Perhaps it’s time for companies, analysts, and even investors to renew their understanding about the basin through a blend of technical and analytical aspects. This new understanding could not only assist in unearthing potential opportunities but also help simplify the complexity and tap into those opportunities. In this paper, we attempted one such assessment, using the operational data of 18,000 wells drilled in the Permian basin over the past decade.
Our four-part article series, Moving the US shale revolution forward, aims to study the learning curves, unearth success factors, and identify operational well-enhancement opportunities for US shale operators. The analysis is based on Deloitte’s statistical interpretation of reported well-level geological, engineering, and productivity data.
The analysis focuses on aggregate performance indicators across the plays. It is intended to complement, not replace, companies’ sophisticated geological and field planning models of their own operations. The opportunities highlighted in these articles are at a well level, as against at the overall field/portfolio level. Given the heterogeneity of shale geology, operators could use this analysis to identify specific factors to explore in their own proprietary drilling, completion, and operations data.
Spread over an area of 75,000 sq. miles, the Permian Basin lies across West Texas and Southeast New Mexico, where cities and towns seem forever changed, thanks to the regional shale activity. The Permian holds recoverable reserves of 46 billion bbls of oil, 281 tcf of natural gas, and 20 billion bbls of natural gas liquids. In 2018, the United States Geological Survey revised this number upward, effectively increasing total US crude oil reserves by 100 percent and natural gas reserves by 65 percent.2
The Permian’s two major sub-basins—Delaware and Midland—and the Central Basin Platform that rises between them, together drive its capacity as America’s largest crude oil–producing basin and shale oil reserve (see figure 1). While the Spraberry formation of Midland and Bone Spring formation of Delaware are where the first drilling activities of this basin commenced, the stacked Wolfcamp formation, which underlies all three (with a thickness between 200 ft and 7,050 ft.), is where recent potential has been identified. Several stacked formations make up these sub-basins, with varying proportions of sandstone, organic rich shale, and siltstone across each sub-basin as well as play.3
The rich recoverable resources, coupled with several pipeline projects underway in proximity to the Gulf of Mexico and Texan refineries, could translate into considerable potential for the Permian in the years to come.

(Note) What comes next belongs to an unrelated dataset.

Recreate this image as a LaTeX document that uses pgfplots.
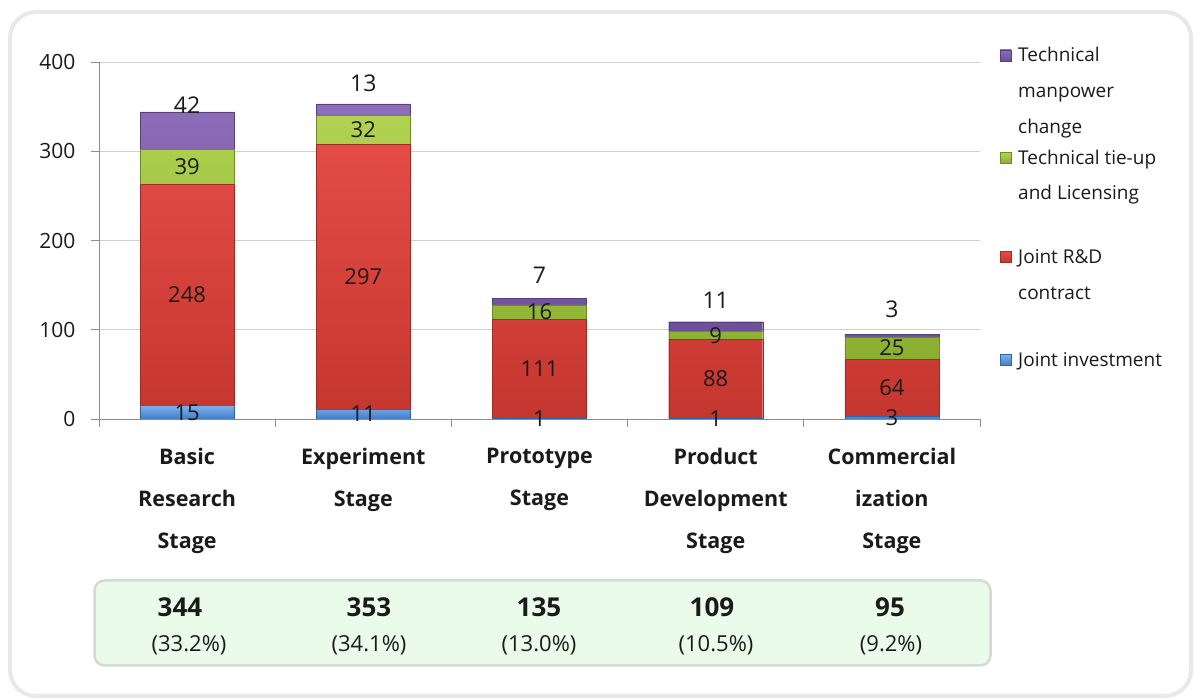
\documentclass[border=0pt]{standalone}
\usepackage{fontspec}
\setmainfont{Open Sans}
\usepackage{pgfplots}
\pgfplotsset{compat=1.18}

\definecolor{BlueTop}{HTML}{7FB2EA}
\definecolor{BlueBot}{HTML}{3F7CC8}
\definecolor{RedTop}{HTML}{E44C46}
\definecolor{RedBot}{HTML}{C4362F}
\definecolor{GreenTop}{HTML}{B2D352}
\definecolor{GreenBot}{HTML}{8AAF30}
\definecolor{PurpTop}{HTML}{8E6DBA}
\definecolor{PurpBot}{HTML}{6D4F98}
\definecolor{AxisGray}{HTML}{8C8C8C}
\definecolor{GridGray}{HTML}{D0D0D0}
\definecolor{FrameGray}{HTML}{E8E8E8}
\definecolor{BoxFill}{HTML}{EAFBEA}
\definecolor{BoxEdge}{HTML}{D6DAD6}
\definecolor{Ink}{HTML}{1A1A1A}

% stacked bars: labels sit at the middle of each segment already
\pgfplotsset{
  seglabel/.style={
    nodes near coords={\pgfmathprintnumber[assume math mode=true]{\rawy}},
    visualization depends on={rawy \as \rawy},
    every node near coord/.style={anchor=center, text=Ink,
      font=\fontsize{22}{26}\selectfont}},
  toplabel/.style={
    nodes near coords={\pgfmathprintnumber[assume math mode=true]{\rawy}},
    visualization depends on={rawy \as \rawy},
    every node near coord/.style={anchor=center, text=Ink,
      font=\fontsize{23}{26}\selectfont, yshift=26pt}},
}

\begin{document}
\begin{tikzpicture}
\useasboundingbox (0,0) rectangle (1194pt,698pt);
\draw[line width=4pt, color=FrameGray, rounded corners=26pt] (10pt,2pt) rectangle (1191pt,686pt);

\begin{axis}[
  at={(99pt,279pt)}, anchor=south west,
  scale only axis, width=881pt, height=357pt,
  xmin=-0.5, xmax=4.5, ymin=0, ymax=400,
  ybar stacked, bar width=94pt,
  axis x line*=bottom, axis y line*=left,
  axis line style={AxisGray, line width=0.8pt},
  xtick={-0.5,0.5,...,4.5}, xticklabels={},
  extra x ticks={0,1,2,3,4},
  extra x tick labels={{Basic\\Research\\Stage},{Experiment\\Stage},{Prototype\\Stage},{Product\\Development\\Stage},{Commercial\\ization\\Stage}},
  extra x tick style={major tick length=0pt},
  ytick={0,100,200,300,400},
  /pgf/number format/assume math mode=true,
  tick align=outside, major tick length=8pt,
  tick style={AxisGray, line width=0.8pt},
  ymajorgrids, grid style={GridGray, line width=0.8pt},
  xticklabel style={align=center, text=Ink, yshift=-26pt,
    font=\bfseries\fontsize{21.5}{42}\selectfont},
  yticklabel style={text=Ink, xshift=-12pt, font=\fontsize{21}{24}\selectfont},
]
\addplot[seglabel, top color=BlueTop, bottom color=BlueBot, draw=BlueBot!80!black, line width=0.4pt]
  coordinates {(0,15) (1,11) (2,1) (3,1) (4,3)};
\addplot[seglabel, top color=RedTop, bottom color=RedBot, draw=RedBot!80!black, line width=0.4pt]
  coordinates {(0,248) (1,297) (2,111) (3,88) (4,64)};
\addplot[seglabel, top color=GreenTop, bottom color=GreenBot, draw=GreenBot!80!black, line width=0.4pt]
  coordinates {(0,39) (1,32) (2,16) (3,9) (4,25)};
\addplot[toplabel, top color=PurpTop, bottom color=PurpBot, draw=PurpBot!80!black, line width=0.4pt]
  coordinates {(0,42) (1,13) (2,7) (3,11) (4,3)};
\end{axis}

% legend
\begin{scope}[every node/.style={text=Ink, anchor=base west, inner sep=0pt,
    font=\fontsize{19}{22}\selectfont}]
\shade[top color=PurpTop, bottom color=PurpBot, draw=PurpBot!80!black, line width=0.4pt] (1000pt,637pt) rectangle (1011pt,648pt);
\node at (1018pt,636pt) {Technical};
\node at (1018pt,600pt) {manpower};
\node at (1018pt,564pt) {change};
\shade[top color=GreenTop, bottom color=GreenBot, draw=GreenBot!80!black, line width=0.4pt] (1000pt,534.5pt) rectangle (1011pt,545.5pt);
\node at (1018pt,533.5pt) {Technical tie-up};
\node at (1018pt,498pt) {and Licensing};
\shade[top color=RedTop, bottom color=RedBot, draw=RedBot!80!black, line width=0.4pt] (1000pt,435.5pt) rectangle (1011pt,446.5pt);
\node at (1018pt,434.5pt) {Joint R\&D};
\node at (1018pt,398pt) {contract};
\shade[top color=BlueTop, bottom color=BlueBot, draw=BlueBot!80!black, line width=0.4pt] (1000pt,332.5pt) rectangle (1011pt,343.5pt);
\node at (1018pt,331.5pt) {Joint investment};
\end{scope}

\draw[line width=2.5pt, draw=BoxEdge, fill=BoxFill, rounded corners=10pt]
  (94.5pt,32.5pt) rectangle (990.5pt,117.5pt);
\begin{scope}[every node/.style={text=Ink}]
\node[font=\bfseries\fontsize{26}{30}\selectfont] at (180pt,91pt) {344};
\node[font=\bfseries\fontsize{26}{30}\selectfont] at (369pt,91pt) {353};
\node[font=\bfseries\fontsize{26}{30}\selectfont] at (539pt,91pt) {135};
\node[font=\bfseries\fontsize{26}{30}\selectfont] at (712pt,91pt) {109};
\node[font=\bfseries\fontsize{26}{30}\selectfont] at (890pt,91pt) {95};
\node[font=\fontsize{22}{26}\selectfont] at (189pt,53pt) {(33.2\%)};
\node[font=\fontsize{22}{26}\selectfont] at (369pt,53pt) {(34.1\%)};
\node[font=\fontsize{22}{26}\selectfont] at (539pt,53pt) {(13.0\%)};
\node[font=\fontsize{22}{26}\selectfont] at (716pt,53pt) {(10.5\%)};
\node[font=\fontsize{22}{26}\selectfont] at (891pt,53pt) {(9.2\%)};
\end{scope}
\end{tikzpicture}
\end{document}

The Permian basin, which was in the decline phase from the 1970s to the 2000s, has created a remarkable impact on the US shale industry by not only thriving during the oil downturn but also enabling growth in the local economy.4 The basin’s O&G production tripled over the past five years (see figure 2), with its current oil production exceeding that of most OPEC members except Saudi Arabia and Iraq. A large part of this transformation is attributable to the dozens of oil-bearing stacked formations that were exploited by companies using a combination of technical innovations and investments to the tune of US$20–25 billion per annum.5 This growth was further enabled by mature regulatory frameworks and an established ecosystem of oil and gas infrastructure in the region.
Even after many years of double-digit growth, production in the Permian shows no sign of slowing down. On the contrary, it continues to surprise everyone—the EIA now expects oil output from the Permian to reach 5.4 MMbbl/d by end-2020, a level that many agencies earlier thought achievable only by 2023.6 And the ripple effect of this surge on investments in related subsectors and oil exports will only solidify the position of the Permian in the US energy landscape. Moreover, the degree of consolidation and growing prominence of supermajors in the basin reflect its importance—supermajors such as Exxon Mobil and Chevron have outlined ambitious plans to increase their Permian output to 0.9–1 MMbbl/d by 2023.7
Sustaining the desired production growth via higher completed activity in a favorable price environment is one thing. But doing that with the optimum productivity profile that is resilient to price cycles is another—and this has been the focal point of nearly all industry discussions lately. Many industry analysts have raised questions around the basin’s flattening productivity gains and limited scope to enhance performance. In fact, the lagging stock performance of E&Ps against oil prices (for more details, read Exploration & production: Overcoming barriers to success) may also highlight investors’ worry about future improvements in ROI, which is highly desired to make up for any potential surge in costs and high premiums paid for acquiring acreages.
Although a higher well-completion rate to realize the production growth in the past two years affirms the well-productivity issues to some extent, the complex nature of shale play development demands a much deeper well- and formation-level analysis to understand the potential of future improvements in the basin.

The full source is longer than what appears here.